JULIO İLE TANIŞTIM VE ONA ÂŞIK OLDUM
◊ Belgesel çekmek, bir nevi gazetecilik yapmak demek aslında. Siz de belgesel yapmak için gazeteci bakış açısına sahip olmak gerektiğini düşünüyor musunuz?
- Evet, kesinlikle öyle. Objektif de olmak gerek... Oscar benden bu belgeseli yapmamı istediğinde objektif olmam ve belgeselin “yüzde 50 Oscar-yüzde 50 Julio” olması gerektiğini biliyordum. Julio’yu tanımıyordum ama Oscar arkadaşımdı. “Umarım önyargılı olmam. Umarım bir yöne doğru eğilmem” diyordum. Sonra görevimin insanlar hoşlansa da hoşlanmasa da tüm bu güzel hikayeleri sunmak olduğunu düşündüm. Julio ile tanıştım ve ona âşık oldum! “Aman Tanrım, keşke seni tüm hayatım boyunca tanısaydım” dedim. Hikayesi delice ve şaşırtıcı. Ve Julio hâlâ Meksika’nın en büyük efsanesi.
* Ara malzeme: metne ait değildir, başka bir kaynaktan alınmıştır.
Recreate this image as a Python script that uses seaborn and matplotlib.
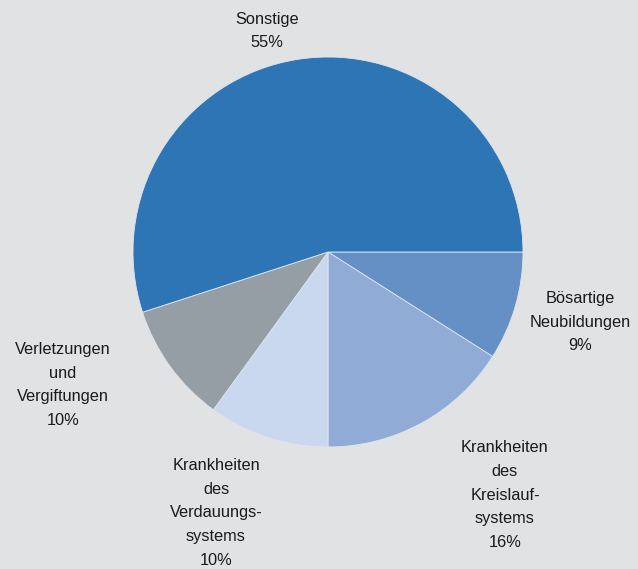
import matplotlib
matplotlib.use("Agg")
import matplotlib.pyplot as plt
import seaborn as sns

categories = ["Bösartige\nNeubildungen", "Krankheiten\ndes\nKreislauf-\nsystems",
              "Krankheiten\ndes\nVerdauungs-\nsystems", "Verletzungen\nund\nVergiftungen", "Sonstige"]
shares = [9, 16, 10, 10, 55]
colors = ["#6590C6", "#8FABD6", "#C9D7EF", "#959EA5", "#2E75B6"]
# label centres in pixel coordinates of the 638x569 canvas
label_px = [(580, 322), (505, 495), (216, 513), (63, 385), (267, 31)]

sns.set_theme(style="white")
plt.rcParams["font.family"] = ["Liberation Sans", "DejaVu Sans"]
bg = "#E1E2E4"

fig = plt.figure(figsize=(6.38, 5.69), dpi=100, facecolor=bg)
ax = fig.add_axes([0, 0, 1, 1])
ax.set_facecolor(bg)

cx, cy, R = 328, 252, 195
ax.pie(shares, colors=colors, startangle=0, counterclock=False, radius=1,
       wedgeprops=dict(linewidth=0.6, edgecolor="#dfe6f0"))
ax.set_xlim(-cx / R, (638 - cx) / R)
ax.set_ylim(-(569 - cy) / R, cy / R)
ax.set_aspect("auto")
ax.axis("off")

for cat, val, (px, py) in zip(categories, shares, label_px):
    ax.text((px - cx) / R, (cy - py) / R, f"{cat}\n{val}%", ha="center", va="center",
            multialignment="center", fontsize=11.8, color="#1a1a1a", linespacing=1.72)

fig.savefig("out.png", dpi=100, facecolor=bg)
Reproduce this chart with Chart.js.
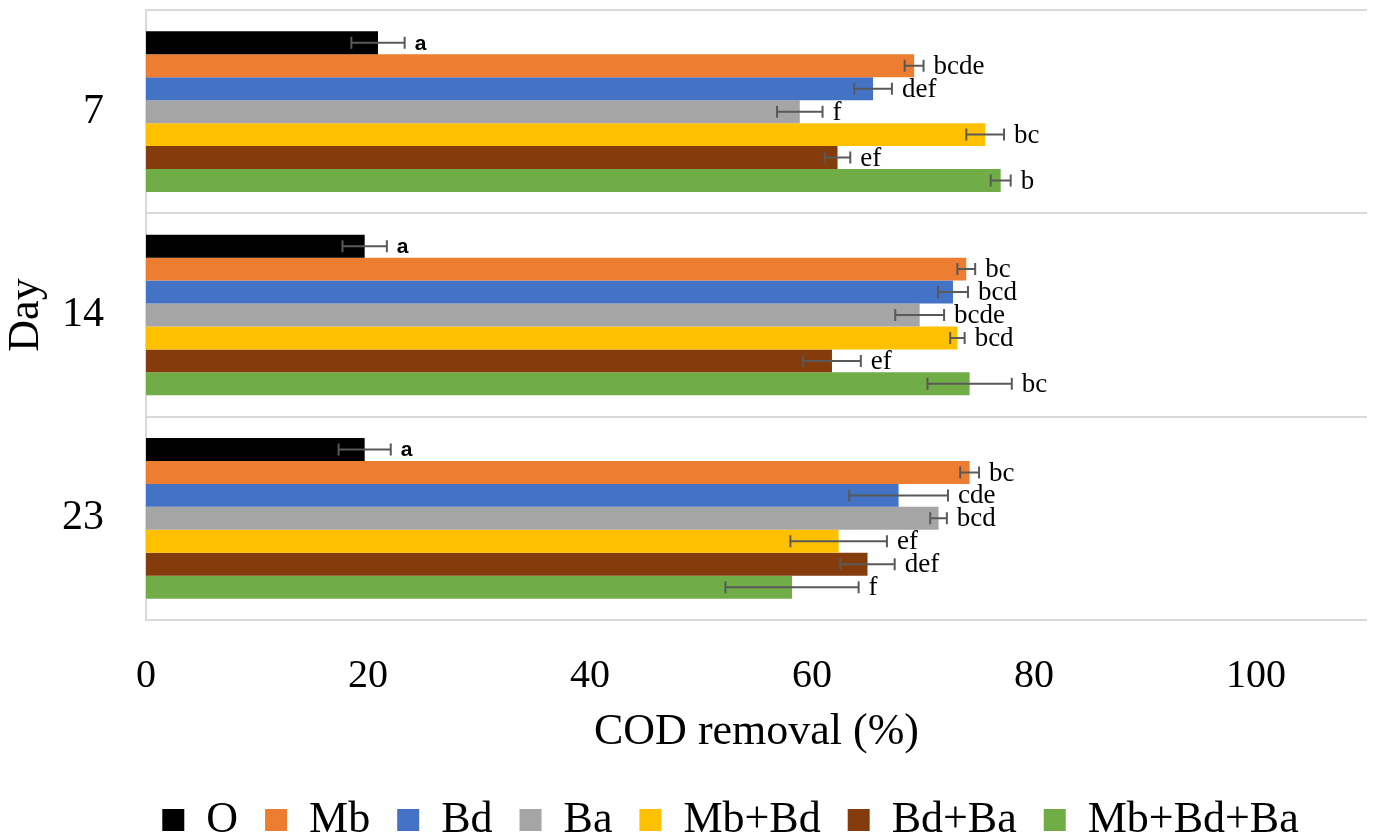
<!DOCTYPE html>
<html>
<head>
<meta charset="utf-8">
<script src="https://cdn.jsdelivr.net/npm/chart.js@4/dist/chart.umd.min.js"></script>
<style>
html,body{margin:0;padding:0;background:#ffffff;}
#wrap{width:1373px;height:836px;position:relative;}
</style>
</head>
<body>
<div id="wrap"><canvas id="c"></canvas></div>
<script>
// ---- data ----
const days = ['7', '14', '23'];
const seriesNames = ['O', 'Mb', 'Bd', 'Ba', 'Mb+Bd', 'Bd+Ba', 'Mb+Bd+Ba'];
const xTicks = [0, 20, 40, 60, 80, 100];

const valO      = [20.9, 19.7, 19.7];
const valMb     = [69.2, 73.9, 74.2];
const valBd     = [65.5, 72.7, 67.8];
const valBa     = [58.9, 69.7, 71.4];
const valMbBd   = [75.6, 73.1, 62.4];
const valBdBa   = [62.3, 61.8, 65.0];
const valMbBdBa = [77.0, 74.2, 58.2];

const errO      = [2.4, 2.0, 2.35];
const errMb     = [0.85, 0.8, 0.85];
const errBd     = [1.7, 1.35, 4.45];
const errBa     = [2.05, 2.2, 0.75];
const errMbBd   = [1.7, 0.65, 4.35];
const errBdBa   = [1.15, 2.6, 2.45];
const errMbBdBa = [0.9, 3.8, 6.0];

const letO      = ['a', 'a', 'a'];
const letMb     = ['bcde', 'bc', 'bc'];
const letBd     = ['def', 'bcd', 'cde'];
const letBa     = ['f', 'bcde', 'bcd'];
const letMbBd   = ['bc', 'bcd', 'ef'];
const letBdBa   = ['ef', 'ef', 'def'];
const letMbBdBa = ['b', 'bc', 'f'];

// ---- styles ----
const colors = ['#000000', '#ED7D31', '#4472C4', '#A5A5A5', '#FFC000', '#843C0C', '#70AD47'];
const allVals = [valO, valMb, valBd, valBa, valMbBd, valBdBa, valMbBdBa];
const allErrs = [errO, errMb, errBd, errBa, errMbBd, errBdBa, errMbBdBa];
const allLets = [letO, letMb, letBd, letBa, letMbBd, letBdBa, letMbBdBa];

const SERIF = '"Liberation Serif", "Times New Roman", serif';

const errorBarPlugin = {
  id: 'errorBars',
  afterDatasetsDraw(chart) {
    const ctx = chart.ctx;
    const xs = chart.scales.x;
    chart.data.datasets.forEach((ds, i) => {
      const meta = chart.getDatasetMeta(i);
      meta.data.forEach((el, j) => {
        const v = ds.data[j], e = ds.errors[j];
        const xl = xs.getPixelForValue(v - e);
        const xh = xs.getPixelForValue(v + e);
        const y = el.y;
        ctx.save();
        ctx.strokeStyle = '#595959';
        ctx.lineWidth = 2;
        ctx.beginPath();
        ctx.moveTo(xl, y); ctx.lineTo(xh, y);
        ctx.moveTo(xl, y - 6); ctx.lineTo(xl, y + 6);
        ctx.moveTo(xh, y - 6); ctx.lineTo(xh, y + 6);
        ctx.stroke();
        ctx.fillStyle = '#000000';
        ctx.textAlign = 'left';
        ctx.textBaseline = 'middle';
        if (i === 0) {
          ctx.font = 'bold 21px "Liberation Sans", Arial, sans-serif';
        } else {
          ctx.font = '27px ' + SERIF;
        }
        ctx.fillText(ds.letters[j], xh + 10, y + 1);
        ctx.restore();
      });
    });
  }
};

const legendShift = {
  id: 'legendShift',
  afterLayout(chart) {
    const lg = chart.legend;
    if (lg) {
      lg.left += 94;
      lg.top += 16;
      lg.bottom += 16;
    }
  }
};

const datasets = seriesNames.map((name, i) => ({
  label: name,
  data: allVals[i],
  errors: allErrs[i],
  letters: allLets[i],
  backgroundColor: colors[i],
  borderWidth: 0,
  categoryPercentage: 0.79,
  barPercentage: 1.0
}));

new Chart(document.getElementById('c'), {
  type: 'bar',
  data: { labels: days, datasets: datasets },
  plugins: [errorBarPlugin, legendShift],
  options: {
    indexAxis: 'y',
    responsive: true,
    maintainAspectRatio: false,
    animation: false,
    layout: { padding: { top: 10, right: 6, left: 0, bottom: 0 } },
    plugins: {
      tooltip: { enabled: false },
      legend: {
        position: 'bottom',
        align: 'center',
        labels: {
          boxWidth: 22,
          boxHeight: 22,
          padding: 27,
          color: '#000000',
          font: { family: SERIF, size: 44 }
        }
      }
    },
    scales: {
      x: {
        type: 'linear',
        min: 0,
        max: 110,
        afterBuildTicks(scale) { scale.ticks = xTicks.map(v => ({ value: v })); },
        afterFit(scale) { scale.height = 135; scale.paddingLeft = 0; scale.paddingRight = 0; },
        grid: { display: false, drawTicks: false },
        border: { display: false },
        ticks: {
          color: '#000000',
          font: { family: SERIF, size: 40 },
          padding: 32,
          maxRotation: 0
        },
        title: {
          display: true,
          text: 'COD removal (%)',
          color: '#000000',
          font: { family: SERIF, size: 44 },
          padding: { top: 0, bottom: -4 }
        }
      },
      y: {
        type: 'category',
        afterFit(scale) { scale.width = 146; scale.paddingTop = 0; scale.paddingBottom = 0; },
        grid: { color: '#D9D9D9', lineWidth: 2, drawTicks: false, offset: true },
        border: { display: true, color: '#D9D9D9', width: 2 },
        ticks: {
          color: '#000000',
          font: { family: SERIF, size: 42 },
          padding: 42
        },
        title: {
          display: true,
          text: 'Day',
          color: '#000000',
          font: { family: SERIF, size: 44 },
          padding: 0
        }
      }
    }
  }
});
</script>
</body>
</html>
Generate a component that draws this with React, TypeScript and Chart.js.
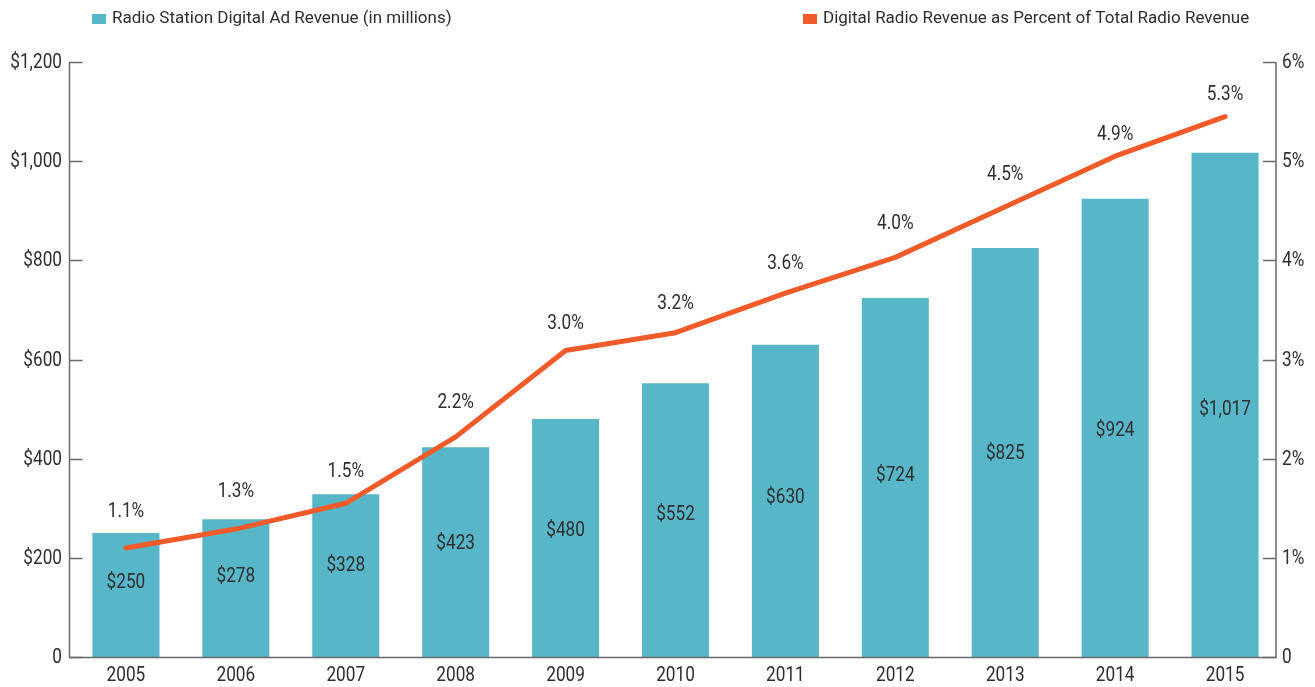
import React, { useEffect, useRef } from "react";
import { Chart, registerables } from "chart.js";

Chart.register(...registerables);

const years = ["2005", "2006", "2007", "2008", "2009", "2010", "2011", "2012", "2013", "2014", "2015"];
const revenue = [250, 278, 328, 423, 480, 552, 630, 724, 825, 924, 1017];
const revenueLabels = ["$250", "$278", "$328", "$423", "$480", "$552", "$630", "$724", "$825", "$924", "$1,017"];
const percentPlotted = [1.1, 1.29, 1.55, 2.22, 3.09, 3.27, 3.67, 4.03, 4.54, 5.05, 5.45];
const percentLabelValues = [1.1, 1.3, 1.5, 2.2, 3.0, 3.2, 3.6, 4.0, 4.5, 4.9, 5.3];
const percentLabels = ["1.1%", "1.3%", "1.5%", "2.2%", "3.0%", "3.2%", "3.6%", "4.0%", "4.5%", "4.9%", "5.3%"];
const leftTickLabels = ["0", "$200", "$400", "$600", "$800", "$1,000", "$1,200"];
const rightTickLabels = ["0", "1%", "2%", "3%", "4%", "5%", "6%"];
const legendBar = "Radio Station Digital Ad Revenue (in millions)";
const legendLine = "Digital Radio Revenue as Percent of Total Radio Revenue";

const FONT = "Roboto, 'DejaVu Sans', sans-serif";
const TEXT = "#2e2e2e";
const BAR = "#57b6c8";
const LINE = "#f15a29";
const AXIS = "#6a6a6a";
const SX = 0.86;

function text(ctx: any, s: string, x: number, y: number, align: string, size: number, sx = SX) {
  ctx.save();
  ctx.font = `${size}px ${FONT}`;
  ctx.textAlign = align;
  ctx.textBaseline = "middle";
  ctx.fillStyle = TEXT;
  ctx.translate(x, y);
  ctx.scale(sx, 1);
  ctx.fillText(s, 0, 0);
  ctx.restore();
}

const overlay = {
  id: "overlay",
  afterDraw(chart: any) {
    const ctx = chart.ctx;
    const xS = chart.scales.x;
    const yL = chart.scales.y;
    const yR = chart.scales.y1;
    const area = chart.chartArea;
    const axL = 69.5;
    const axR = 1276;
    const axB = Math.round(yL.getPixelForValue(0)) + 0.5;
    ctx.save();
    ctx.strokeStyle = AXIS;
    ctx.lineWidth = 1.5;
    // axis lines
    ctx.beginPath();
    ctx.moveTo(axL, area.top);
    ctx.lineTo(axL, axB);
    ctx.lineTo(axR, axB);
    ctx.lineTo(axR, area.top);
    ctx.stroke();
    // inward tick marks + labels
    yL.ticks.forEach((t: any, i: number) => {
      const py = Math.round(yL.getPixelForValue(t.value)) + 0.5;
      ctx.beginPath();
      ctx.moveTo(axL, py);
      ctx.lineTo(axL + 13, py);
      ctx.stroke();
      text(ctx, leftTickLabels[i], 62, py, "right", 20);
    });
    yR.ticks.forEach((t: any, i: number) => {
      const py = Math.round(yR.getPixelForValue(t.value)) + 0.5;
      ctx.beginPath();
      ctx.moveTo(axR - 13, py);
      ctx.lineTo(axR, py);
      ctx.stroke();
      text(ctx, rightTickLabels[i], 1282, py, "left", 20);
    });
    // category labels
    years.forEach((yr, i) => {
      text(ctx, yr, xS.getPixelForValue(i), 676, "center", 20);
    });
    // bar value labels
    const barMeta = chart.getDatasetMeta(0);
    barMeta.data.forEach((el: any, i: number) => {
      const py = yL.getPixelForValue(revenue[i] * 0.455 + 35);
      text(ctx, revenueLabels[i], el.x, py, "center", 20);
    });
    // percent labels
    const lineMeta = chart.getDatasetMeta(1);
    lineMeta.data.forEach((el: any, i: number) => {
      const py = yR.getPixelForValue(percentLabelValues[i]) - 36;
      text(ctx, percentLabels[i], el.x, py, "center", 20);
    });
    // legend
    ctx.fillStyle = BAR;
    ctx.fillRect(92, 14, 14, 10);
    ctx.fillStyle = LINE;
    ctx.fillRect(803, 14, 14, 10);
    text(ctx, legendBar, 112, 19, "left", 17, 1.0);
    text(ctx, legendLine, 823, 19, "left", 17, 1.0);
    ctx.restore();
  },
};

export default function App() {
  const ref = useRef<HTMLCanvasElement>(null);
  useEffect(() => {
    if (!ref.current) return;
    const chart = new Chart(ref.current, {
      type: "bar",
      data: {
        labels: years,
        datasets: [
          {
            type: "bar",
            label: legendBar,
            data: revenue,
            backgroundColor: BAR,
            barPercentage: 0.61,
            categoryPercentage: 1,
            yAxisID: "y",
            order: 1,
          },
          {
            type: "line",
            label: legendLine,
            data: percentPlotted,
            borderColor: LINE,
            backgroundColor: LINE,
            borderWidth: 5,
            pointRadius: 0,
            borderCapStyle: "round",
            borderJoinStyle: "round",
            tension: 0,
            yAxisID: "y1",
            order: 0,
          } as any,
        ],
      },
      options: {
        animation: false,
        responsive: false,
        maintainAspectRatio: false,
        layout: { padding: { top: 62, left: 0, right: 0, bottom: 0 } },
        plugins: { legend: { display: false }, tooltip: { enabled: false } },
        scales: {
          x: {
            grid: { display: false },
            border: { display: false },
            ticks: { display: false },
            afterFit: (s: any) => { s.height = 30; },
          },
          y: {
            position: "left",
            min: 0,
            max: 1200,
            grid: { display: false },
            border: { display: false },
            ticks: { stepSize: 200, display: false },
            afterFit: (s: any) => { s.width = 71; },
          },
          y1: {
            position: "right",
            min: 0,
            max: 6,
            grid: { display: false },
            border: { display: false },
            ticks: { stepSize: 1, display: false },
            afterFit: (s: any) => { s.width = 35; },
          },
        },
      },
      plugins: [overlay],
    });
    return () => chart.destroy();
  }, []);
  return (
    <div style={{ position: "fixed", left: 0, top: 0, width: 1315, height: 687, background: "#fff" }}>
      <canvas ref={ref} width={1315} height={687} style={{ width: 1315, height: 687 }} />
    </div>
  );
}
Oscar, Meksikalı Amerikalı. Meksika tarafında insanların gerçekten güçlü fikirleri vardı, “Bir Meksikalı değil” ya da “Yeterince Meksikalı değil” gibi. Ben de tüm yaşananları hatırlıyorum...
◊ Sizce bu belgeselin amacı, doğrulamak ve bir nevi ‘açıklamaya çalışmak’ mı?
- Bilmiyorum ama belgesel topluluğumuzda çok güzel bir sohbete ve kargaşaya neden oluyor. Filmi bu bakış açısıyla yapmak istememin nedeni, topluluğumuzun hâlâ karşı karşıya olduğu sorunların olması. Biz bir arada olan bir grup değiliz. Latin topluluğu olarak çok parçalandık. Ringin dışında savaşacak daha büyük kavgalarımız var. Nasıl toplanıp bir araya geleceğimizi, eşit eğitime, sağlık hizmetlerine veya oy kullanma hakkına nasıl erişeceğimizi tartışmalıyız. Kazanmamız gereken savaş bu. Yani farklılıklarımızı değil, benzerliklerimizi bulmalıyız.